Wednesday, January 18, 2006

Bilimkurgunun İşlevi


Milattan önce 2.yy'da Samasota'lı Lucian'ın, Güneş'e ve Ay'a yolculuğu anlatan romanslar yazarken, 1657-1662 yıllarında Cyrano De Bergerac'ın, Voyage dans la lune ve L'histoire des etats et empires du soleil isimli eserlerini kaleme alırken 1835'te Edgar Allan Poe'nun da The Unparalled Adventures of One Hans Pfall adlı öyküsünü kaleme alırken birbirinden çok da farklı olmayan niyetleri beslediklerini düşünmek yanlış olmayacaktır... Ardından Jules Verne, HG Welles aynı ideallerle eserler ortaya koydular.

Sözkonusu eserlere üstünkörü bakan birisi bile, bilimkurgunun en temel işlevlerinden birinin farklı düşünebilme becerisi ile ilgisi olduğunu anlayabilir. Farklı düşünmek deyince sadece bir çeşit fanteziler dünyası kurup eğlenmek gibi bir sonucun ortaya çıkacağı düşünülebilir ama işin aslı öyle değil... Örneğin Cervantes'in Don Quijote'si de pek çok yönüyle fantastik kabul edilebilir. Ne var ki okuyucularına çılgın bir adamın gözünden dünyaya bakmayı öğretir, Cervantes. Ve bu sayede toplumsal bazı sorunları görebilmeyi, eleştiriler getirmeyi ve belki de öneriler sunmayı başarır.
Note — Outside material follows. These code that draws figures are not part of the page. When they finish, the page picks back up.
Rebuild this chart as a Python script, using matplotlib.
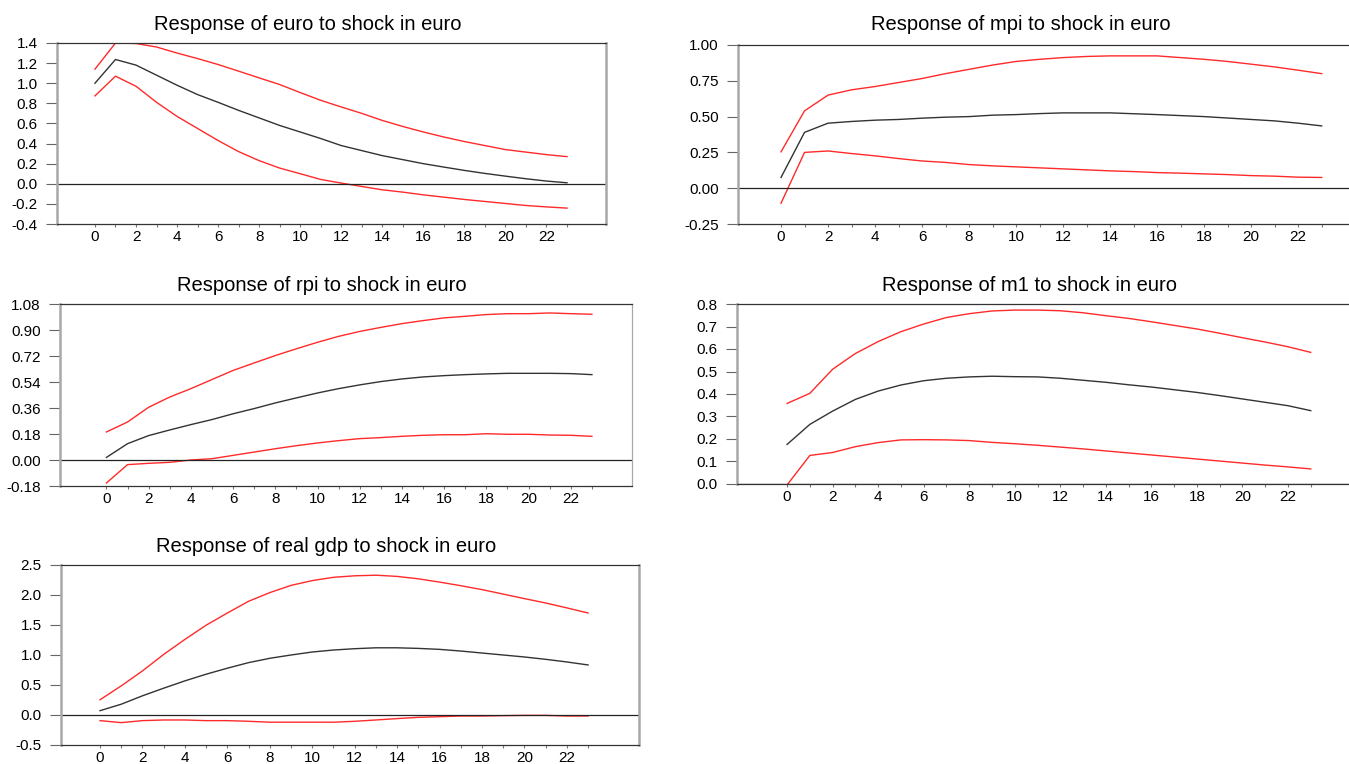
import numpy as np
import matplotlib
matplotlib.use("Agg")
import matplotlib.pyplot as plt
from matplotlib.ticker import FixedLocator

plt.rcParams['font.family'] = ['Liberation Sans', 'DejaVu Sans']

steps = list(range(24))

# response of euro to shock in euro
euro_mid = [1.00, 1.236, 1.18, 1.08, 0.98, 0.887, 0.81, 0.73, 0.655, 0.58, 0.515, 0.45,
            0.38, 0.33, 0.28, 0.24, 0.20, 0.166, 0.133, 0.103, 0.076, 0.05, 0.027, 0.01]
euro_up = [1.14, 1.40, 1.395, 1.36, 1.30, 1.245, 1.186, 1.12, 1.053, 0.987, 0.907, 0.83,
           0.764, 0.70, 0.63, 0.57, 0.515, 0.465, 0.42, 0.38, 0.34, 0.315, 0.29, 0.27]
euro_lo = [0.874, 1.07, 0.97, 0.81, 0.67, 0.55, 0.43, 0.32, 0.23, 0.156, 0.10, 0.043,
           0.007, -0.027, -0.06, -0.083, -0.11, -0.133, -0.156, -0.176, -0.196, -0.216, -0.23, -0.242]

# response of mpi
mpi_mid = [0.075, 0.39, 0.454, 0.466, 0.475, 0.48, 0.489, 0.496, 0.50, 0.51, 0.514, 0.521,
           0.526, 0.526, 0.526, 0.52, 0.514, 0.507, 0.50, 0.49, 0.48, 0.47, 0.454, 0.435]
mpi_up = [0.254, 0.54, 0.65, 0.687, 0.71, 0.738, 0.766, 0.80, 0.83, 0.86, 0.885, 0.90,
          0.912, 0.92, 0.924, 0.924, 0.924, 0.912, 0.90, 0.885, 0.866, 0.847, 0.824, 0.80]
mpi_lo = [-0.105, 0.25, 0.26, 0.242, 0.226, 0.207, 0.19, 0.18, 0.165, 0.156, 0.149, 0.142,
          0.135, 0.128, 0.121, 0.116, 0.109, 0.105, 0.10, 0.095, 0.088, 0.084, 0.077, 0.075]

# response of rpi
rpi_mid = [0.018, 0.113, 0.169, 0.208, 0.245, 0.28, 0.32, 0.356, 0.395, 0.43, 0.464, 0.494,
           0.52, 0.543, 0.561, 0.575, 0.584, 0.591, 0.596, 0.60, 0.60, 0.60, 0.598, 0.591]
rpi_up = [0.194, 0.263, 0.365, 0.436, 0.494, 0.557, 0.62, 0.672, 0.723, 0.77, 0.815, 0.856,
          0.89, 0.918, 0.944, 0.965, 0.984, 0.995, 1.007, 1.013, 1.013, 1.018, 1.013, 1.009]
rpi_lo = [-0.159, -0.032, -0.023, -0.016, 0.0, 0.009, 0.032, 0.055, 0.078, 0.099, 0.118, 0.134,
          0.148, 0.155, 0.164, 0.171, 0.175, 0.175, 0.182, 0.178, 0.178, 0.173, 0.171, 0.164]

# response of m1
m1_mid = [0.176, 0.265, 0.324, 0.376, 0.413, 0.44, 0.459, 0.47, 0.476, 0.479, 0.477, 0.476,
          0.47, 0.461, 0.452, 0.441, 0.431, 0.419, 0.407, 0.393, 0.378, 0.363, 0.348, 0.326]
m1_up = [0.358, 0.403, 0.51, 0.58, 0.633, 0.677, 0.711, 0.74, 0.757, 0.769, 0.773, 0.773,
         0.77, 0.761, 0.748, 0.736, 0.721, 0.705, 0.689, 0.67, 0.65, 0.631, 0.61, 0.585]
m1_lo = [-0.004, 0.127, 0.14, 0.166, 0.184, 0.196, 0.197, 0.196, 0.193, 0.185, 0.179, 0.172,
         0.164, 0.156, 0.147, 0.138, 0.129, 0.12, 0.111, 0.102, 0.093, 0.084, 0.076, 0.067]

# response of real gdp
gdp_mid = [0.072, 0.18, 0.32, 0.447, 0.569, 0.68, 0.78, 0.873, 0.945, 1.0, 1.05, 1.083,
           1.105, 1.12, 1.12, 1.11, 1.094, 1.066, 1.033, 1.0, 0.967, 0.928, 0.884, 0.834]
gdp_up = [0.254, 0.486, 0.735, 1.01, 1.26, 1.497, 1.70, 1.895, 2.04, 2.16, 2.24, 2.295,
          2.32, 2.33, 2.31, 2.27, 2.215, 2.155, 2.09, 2.015, 1.94, 1.867, 1.785, 1.70]
gdp_lo = [-0.094, -0.127, -0.094, -0.083, -0.083, -0.094, -0.094, -0.105, -0.12, -0.12, -0.12, -0.12,
          -0.105, -0.083, -0.06, -0.039, -0.028, -0.017, -0.017, -0.011, -0.006, -0.006, -0.017, -0.017]

W, H = 1349, 764

# (title, mid, up, lo, yticks, fmt, box px (left, right, top, bottom), xlim, title centre px, right spine width)
panels = [
    ("Response of euro to shock in euro", euro_mid, euro_up, euro_lo,
     np.arange(-0.4, 1.41, 0.2), "%.1f", (57, 606, 43, 224), (-1.85, 24.9), (308, 24), 1.8),
    ("Response of mpi to shock in euro", mpi_mid, mpi_up, mpi_lo,
     np.arange(-0.25, 1.01, 0.25), "%.2f", (738, 1364, 45, 224), (-1.83, 24.8), (1021, 25), 1.8),
    ("Response of rpi to shock in euro", rpi_mid, rpi_up, rpi_lo,
     np.arange(-0.18, 1.09, 0.18), "%.2f", (60, 632, 304, 486), (-2.2, 24.9), (322, 285), 0.9),
    ("Response of m1 to shock in euro", m1_mid, m1_up, m1_lo,
     np.arange(0.0, 0.81, 0.1), "%.1f", (737, 1354, 304, 484), (-2.2, 24.9), (1029, 285), 1.8),
    ("Response of real gdp to shock in euro", gdp_mid, gdp_up, gdp_lo,
     np.arange(-0.5, 2.51, 0.5), "%.1f", (61, 639, 565, 745), (-1.84, 25.4), (326, 547), 1.8),
]

fig = plt.figure(figsize=(W / 100, H / 100), dpi=100)

for title, mid, up, lo, yt, fmt, box, xl, tc, rw in panels:
    l, r, t, b = box
    ax = fig.add_axes([l / W, 1 - b / H, (r - l) / W, (b - t) / H])
    ax.plot(steps, up, color="#ff2a2a", lw=1.0)
    ax.plot(steps, lo, color="#ff2a2a", lw=1.0)
    ax.plot(steps, mid, color="#333333", lw=1.0)
    ax.axhline(0, color="#222222", lw=0.9)
    ax.set_xlim(*xl)
    ax.set_ylim(yt[0], yt[-1])
    ax.set_yticks(yt)
    labels = []
    for v in yt:
        if abs(v) < 1e-9:
            v = 0.0
        labels.append(fmt % v)
    ax.set_yticklabels(labels)
    ax.xaxis.set_major_locator(FixedLocator(list(range(0, 24, 2))))
    ax.xaxis.set_minor_locator(FixedLocator(list(range(1, 24, 2))))
    ax.tick_params(axis="x", which="both", length=2.5, width=0.8, color="#777777",
                   labelsize=11, pad=1.5)
    ax.tick_params(axis="y", length=8, width=0.8, color="#666666", labelsize=11, pad=6)
    ax.spines["left"].set_color("#a8a8a8")
    ax.spines["left"].set_linewidth(1.8)
    ax.spines["right"].set_color("#a8a8a8")
    ax.spines["right"].set_linewidth(rw)
    ax.spines["top"].set_color("#333333")
    ax.spines["top"].set_linewidth(0.9)
    ax.spines["bottom"].set_color("#333333")
    ax.spines["bottom"].set_linewidth(0.9)
    fig.text(tc[0] / W, 1 - tc[1] / H, title, ha="center", va="center", fontsize=14.5)

plt.savefig("out.png", dpi=100)
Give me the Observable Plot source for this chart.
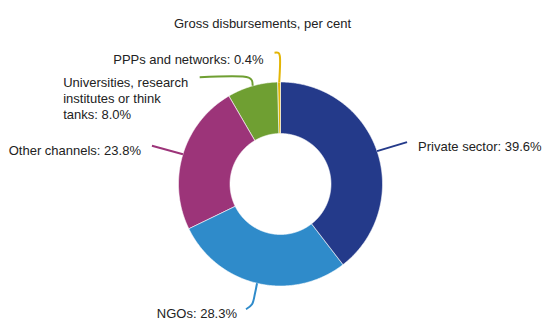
<!DOCTYPE html>
<html><head><meta charset="utf-8">
<script src="https://cdn.jsdelivr.net/npm/d3@7"></script>
<script src="https://cdn.jsdelivr.net/npm/@observablehq/plot@0.6"></script>
<style>
html,body{margin:0;padding:0;background:#fff;}
body{font-family:"Liberation Sans",Arial,sans-serif;}
</style>
</head><body><div id="chart"></div>
<script>
// ---- data ----
const title = "Gross disbursements, per cent";
const channels = ["Private sector", "NGOs", "Other channels", "Universities, research institutes or think tanks", "PPPs and networks"];
const labelTexts = ["Private sector: 39.6%", "NGOs: 28.3%", "Other channels: 23.8%", "Universities, research\ninstitutes or think\ntanks: 8.0%", "PPPs and networks: 0.4%"];
const shares = [39.6, 28.3, 23.8, 8.0, 0.4];
const colors = ["#243a8a", "#2f8bca", "#9c3479", "#6f9f32", "#e3b505"];

// ---- layout ----
const W = 542, H = 320, CX = 280, CY = 183.5, R = 102, INNER = 0.495;
// leader line shape (px offsets from slice edge midpoint) and label offset
const leaderLayout = [
  {pts: [[0,0],[30,-9]], text: [41,-5], anchor: "start"},
  {pts: [[0,0],[-2,10],[-5,21],[-11,26]], text: [-20,30], anchor: "end"},
  {pts: [[0,0],[-31,-8.5]], text: [-42,-4.7], anchor: "end"},
  {pts: [[0,0],[-0.8,-5.5],[-4,-8.3],[-53,-8.5]], text: [-189.5,12.3], anchor: "start"},
  {pts: [[0,0],[0.6,-26],[-0.6,-29],[-4.7,-29.3]], text: [-15.7,-23.5], anchor: "end"}
];

const arcs = d3.pie().sort(null).value(d => d).startAngle(0).endAngle(2 * Math.PI)(shares);

const slicePts = [];
arcs.forEach((a, i) => {
  const n = Math.max(2, Math.ceil((a.endAngle - a.startAngle) / (Math.PI / 360)));
  for (let k = 0; k <= n; k++) {
    const t = a.startAngle + (a.endAngle - a.startAngle) * k / n;
    slicePts.push({c: channels[i], x: Math.sin(t), y: Math.cos(t)});
  }
  for (let k = n; k >= 0; k--) {
    const t = a.startAngle + (a.endAngle - a.startAngle) * k / n;
    slicePts.push({c: channels[i], x: INNER * Math.sin(t), y: INNER * Math.cos(t)});
  }
});

const leaderPts = [];
const labels = [];
arcs.forEach((a, i) => {
  const m = (a.startAngle + a.endAngle) / 2;
  const ax = Math.sin(m), ay = Math.cos(m);
  const L = leaderLayout[i];
  L.pts.forEach(([dx, dy]) => leaderPts.push({c: channels[i], x: ax + dx / R, y: ay - dy / R}));
  labels.push({c: channels[i], text: labelTexts[i], x: ax + L.text[0] / R, y: ay - L.text[1] / R, anchor: L.anchor});
});

const FS = 13;
const plot = Plot.plot({
  width: W, height: H,
  margin: 0,
  x: {domain: [-CX / R, (W - CX) / R], axis: null},
  y: {domain: [-(H - CY) / R, CY / R], axis: null},
  color: {domain: channels, range: colors},
  style: {fontFamily: '"Liberation Sans", Arial, sans-serif', background: "#fff"},
  marks: [
    Plot.line(slicePts, {x: "x", y: "y", z: "c", fill: "c", stroke: "white", strokeWidth: 0.6, curve: "linear-closed"}),
    Plot.line(leaderPts, {x: "x", y: "y", z: "c", stroke: "c", strokeWidth: 2, curve: "catmull-rom", strokeLinecap: "butt"}),
    Plot.text(labels.filter(d => d.anchor === "start"), {x: "x", y: "y", text: "text", textAnchor: "start", fontSize: FS, fill: "#222", lineHeight: 16 / FS}),
    Plot.text(labels.filter(d => d.anchor === "end"), {x: "x", y: "y", text: "text", textAnchor: "end", fontSize: FS, fill: "#222", lineHeight: 16 / FS}),
    Plot.text([title], {frameAnchor: "top", dx: -9, dy: 18.5, text: d => d, fontSize: FS, fill: "#222"})
  ]
});
document.getElementById("chart").appendChild(plot);
</script>
</body></html>
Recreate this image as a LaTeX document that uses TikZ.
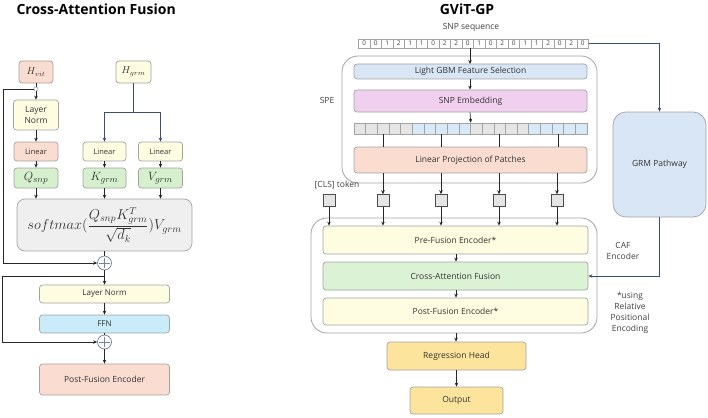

Zaman zaman ömürlerine sığmasa da, farklı düşünmeyi bir yaşam tarzı haline getiren öncü beyinler toplumları değiştirmeyi başarmışlardır. Git gide daha fazla distopyalara benzeyen dünyamızda bilimkurgunun değeri de artmaktadır. Kalabalıklar her ne kadar uyuyor gibi görünse de bir şeylerin ters gittiğini de anlayabiliyorlar olsa gerek ki Matrix ve benzeri filmler bu kadar popüler oluyor. Öte yandan bilimkurgudan somut devrimci adımlar beklemek de hayal kırıklığı yaratabilir, bir film izleyip, ya da bir kitap okuyup dünyanızı değiştireceğinizi beklemek en azından her zaman gerçekçi olmayabilir. Ancak bilimkurgu farklı düşünebilmeyi bir disiplin haline getirme gücüne de sahiptir. Tam bir "B" film olan John Carpenter'ın They Live belki de birkaç karesiyle de olsa işlevi yerine getiriyor.